**DIRECTIVE**
Filter the records below for the word "with". Copy each line that holds it.

**EXCERPTED DATA**
====

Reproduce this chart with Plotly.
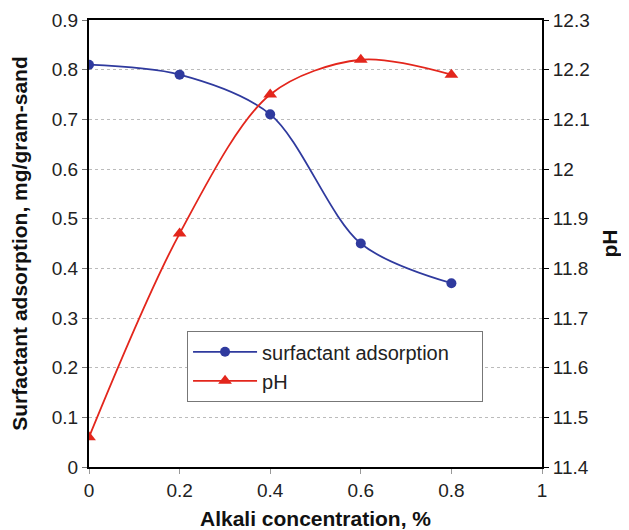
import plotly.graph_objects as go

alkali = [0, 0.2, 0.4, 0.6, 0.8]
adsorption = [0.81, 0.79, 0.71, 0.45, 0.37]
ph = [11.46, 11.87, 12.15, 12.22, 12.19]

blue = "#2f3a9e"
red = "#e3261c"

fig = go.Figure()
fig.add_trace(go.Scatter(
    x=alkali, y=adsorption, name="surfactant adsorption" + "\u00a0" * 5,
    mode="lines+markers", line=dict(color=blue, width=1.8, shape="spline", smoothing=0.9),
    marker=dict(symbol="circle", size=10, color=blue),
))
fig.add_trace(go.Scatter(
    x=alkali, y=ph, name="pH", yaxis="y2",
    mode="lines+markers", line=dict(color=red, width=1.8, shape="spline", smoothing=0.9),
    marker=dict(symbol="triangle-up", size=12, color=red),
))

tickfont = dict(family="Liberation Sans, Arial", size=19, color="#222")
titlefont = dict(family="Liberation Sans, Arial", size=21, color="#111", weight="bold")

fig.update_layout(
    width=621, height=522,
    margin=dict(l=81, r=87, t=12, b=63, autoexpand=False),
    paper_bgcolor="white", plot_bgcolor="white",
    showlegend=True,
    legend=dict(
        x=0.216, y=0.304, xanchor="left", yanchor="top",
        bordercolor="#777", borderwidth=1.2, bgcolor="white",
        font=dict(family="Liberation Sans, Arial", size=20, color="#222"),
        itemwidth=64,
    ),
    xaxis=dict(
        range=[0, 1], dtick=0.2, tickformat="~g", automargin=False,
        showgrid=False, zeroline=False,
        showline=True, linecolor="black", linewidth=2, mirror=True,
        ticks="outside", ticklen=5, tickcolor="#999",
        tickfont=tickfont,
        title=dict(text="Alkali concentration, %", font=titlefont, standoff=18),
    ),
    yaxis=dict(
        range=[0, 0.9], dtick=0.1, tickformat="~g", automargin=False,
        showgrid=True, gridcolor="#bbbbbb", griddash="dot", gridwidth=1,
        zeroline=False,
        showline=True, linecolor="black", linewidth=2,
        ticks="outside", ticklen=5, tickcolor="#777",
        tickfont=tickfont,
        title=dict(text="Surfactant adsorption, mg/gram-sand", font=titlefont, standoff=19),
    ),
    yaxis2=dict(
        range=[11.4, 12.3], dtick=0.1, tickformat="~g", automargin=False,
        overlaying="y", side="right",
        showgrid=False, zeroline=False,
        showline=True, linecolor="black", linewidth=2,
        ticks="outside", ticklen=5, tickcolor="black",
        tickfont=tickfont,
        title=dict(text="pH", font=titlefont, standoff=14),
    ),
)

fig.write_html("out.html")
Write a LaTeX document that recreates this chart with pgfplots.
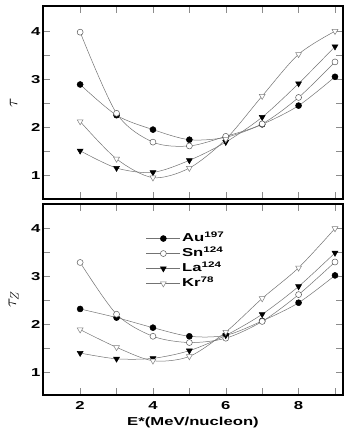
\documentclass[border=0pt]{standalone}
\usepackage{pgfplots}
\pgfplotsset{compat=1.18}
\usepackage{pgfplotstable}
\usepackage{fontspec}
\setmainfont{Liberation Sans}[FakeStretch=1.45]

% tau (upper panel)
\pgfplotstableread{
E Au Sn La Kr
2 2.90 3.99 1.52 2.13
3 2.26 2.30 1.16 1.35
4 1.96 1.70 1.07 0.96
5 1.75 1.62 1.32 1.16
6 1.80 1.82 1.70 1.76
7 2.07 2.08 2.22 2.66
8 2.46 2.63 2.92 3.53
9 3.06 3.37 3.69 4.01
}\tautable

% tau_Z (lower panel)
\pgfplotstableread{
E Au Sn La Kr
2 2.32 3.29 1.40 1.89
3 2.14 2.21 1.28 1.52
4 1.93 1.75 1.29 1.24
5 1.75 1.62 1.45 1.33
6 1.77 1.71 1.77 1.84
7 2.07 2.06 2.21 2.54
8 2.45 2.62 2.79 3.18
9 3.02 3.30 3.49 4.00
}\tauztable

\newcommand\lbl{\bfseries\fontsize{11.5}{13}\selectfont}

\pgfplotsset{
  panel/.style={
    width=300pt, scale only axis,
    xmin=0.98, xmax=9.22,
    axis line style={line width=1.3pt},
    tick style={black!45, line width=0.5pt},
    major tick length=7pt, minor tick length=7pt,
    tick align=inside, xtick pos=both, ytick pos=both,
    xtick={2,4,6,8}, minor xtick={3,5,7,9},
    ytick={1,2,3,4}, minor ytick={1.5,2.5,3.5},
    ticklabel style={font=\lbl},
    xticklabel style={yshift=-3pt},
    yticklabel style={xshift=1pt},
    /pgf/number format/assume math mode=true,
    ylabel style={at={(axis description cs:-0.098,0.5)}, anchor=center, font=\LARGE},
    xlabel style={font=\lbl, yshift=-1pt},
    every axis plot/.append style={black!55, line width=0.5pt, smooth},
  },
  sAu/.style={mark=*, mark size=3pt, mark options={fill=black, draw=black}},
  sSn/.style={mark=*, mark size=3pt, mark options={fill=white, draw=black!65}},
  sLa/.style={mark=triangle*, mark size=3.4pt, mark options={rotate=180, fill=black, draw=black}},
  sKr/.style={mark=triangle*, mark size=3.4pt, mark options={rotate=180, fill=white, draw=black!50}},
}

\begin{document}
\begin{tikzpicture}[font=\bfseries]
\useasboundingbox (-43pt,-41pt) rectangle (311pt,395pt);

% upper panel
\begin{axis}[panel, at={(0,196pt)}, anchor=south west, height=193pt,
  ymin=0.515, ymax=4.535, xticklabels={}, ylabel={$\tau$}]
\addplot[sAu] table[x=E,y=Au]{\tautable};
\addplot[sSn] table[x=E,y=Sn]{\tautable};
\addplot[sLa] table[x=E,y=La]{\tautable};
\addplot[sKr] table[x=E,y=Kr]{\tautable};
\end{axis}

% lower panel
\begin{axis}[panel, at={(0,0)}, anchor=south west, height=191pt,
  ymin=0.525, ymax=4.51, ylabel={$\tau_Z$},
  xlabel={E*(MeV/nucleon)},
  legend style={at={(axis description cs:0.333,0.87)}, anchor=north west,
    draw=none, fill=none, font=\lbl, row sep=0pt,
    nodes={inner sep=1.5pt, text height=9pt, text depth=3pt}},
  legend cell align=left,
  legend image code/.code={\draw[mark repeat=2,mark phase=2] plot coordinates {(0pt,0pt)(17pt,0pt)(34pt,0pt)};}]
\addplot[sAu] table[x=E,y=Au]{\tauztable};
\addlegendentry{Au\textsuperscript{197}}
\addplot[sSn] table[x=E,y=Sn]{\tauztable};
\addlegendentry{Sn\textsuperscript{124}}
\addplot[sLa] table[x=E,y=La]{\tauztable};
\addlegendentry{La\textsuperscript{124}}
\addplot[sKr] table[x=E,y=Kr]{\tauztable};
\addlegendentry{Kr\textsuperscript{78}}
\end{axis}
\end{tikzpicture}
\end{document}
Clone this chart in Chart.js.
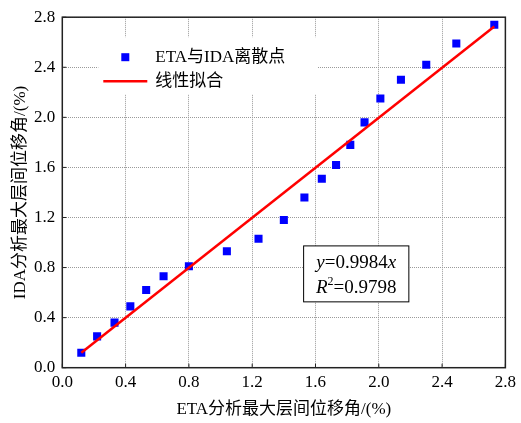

====

**RESPONSE**
Reproduce this chart with Plotly.
Write a LaTeX document that recreates this chart with pgfplots.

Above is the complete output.